Perold adds that the public needs to be made aware of the various initiatives that promote solar energy.
He explains that the Mustek solution is valued at just under R4-million; however, future projects will cost a company just under R3-million. He highlights that the PV panels have a 25-year life span and yield a five- to seven-year return on investment, owing to little or no maintenance.
The turnkey project consists of robust PV panels and inverters imported from Germany, while the aluminium support structure and cables are manufactured in South Africa.
The company will also install an 840 kWp solution, in Germiston, which will be commissioned by the end of March, says Perold, adding that Green Habitat have already installed a 175 kWp solar rooftop at the same premises.
Section 12L of the Income Tax Act, 1962
Department of Energy director-general Nelisiwe Magubane says the amended regulations, in terms of Section 12L of the Income Tax Act No 58 of 1962 came into operation in November 2013.
The Act enables a tax benefit of R0.45/kWh saved over a tax year. These savings are based on a baseline established at the beginning of the year and any initiative that reduces consumption will result in this benefit. This means that a 100 kW PV system installed at the start of the year will net an additional R95 000 in tax benefits at the end of the year.
“Allowing for energy efficiency savings through the tax incentives, as outlined in regulations for businesses, based on measured and verified energy savings through registrations with the South African National Energy Development Institute (Sanedi), will provide the means for energy-savings improvements” says Magubane.
Businesses have to register with Sanedi to qualify for the tax cuts.
The legislation makes provision for the Finance Minister, in consultation with the Energy and the Trade and Industry Ministers, to develop and publish energy-savings regulations.

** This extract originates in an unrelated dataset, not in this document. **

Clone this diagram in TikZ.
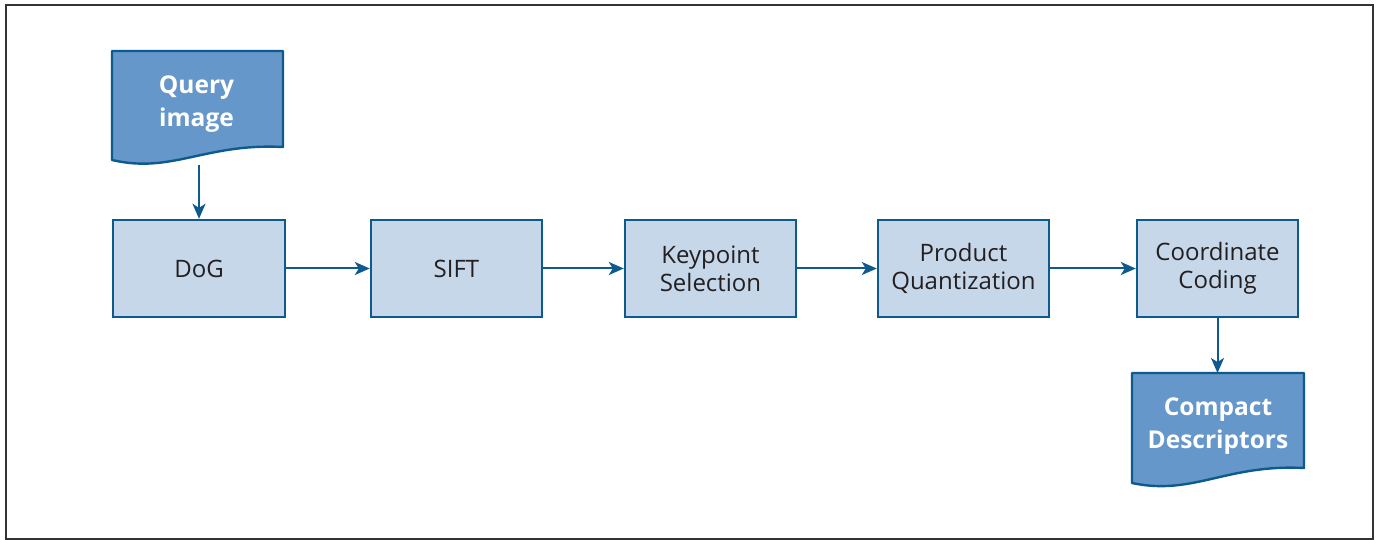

Companies are not expected to reduce their energy use by switching off machines. Instead, machines must be run in an energy-saving way using solar power, notes Perold.
Further, the Department of Trade and Industry (DTI) promotes structural transformation, creating a dynamic industrial and globally competitive economy. It broadens participation in the economy to strengthen economic development and continually aims to respond effectively to the energy needs of South Africa’s citizens.
In that vein, the Manufacturing Competitiveness Enhancement Programme (MCEP) was launched by the DTI, owing to the difficulties involved in making investment decisions amid uncertainty.
The MCEP is a support scheme that offers manufacturing companies incentives to raise their competitiveness and retain jobs and has a budget of R5.8-billion over a three-year period.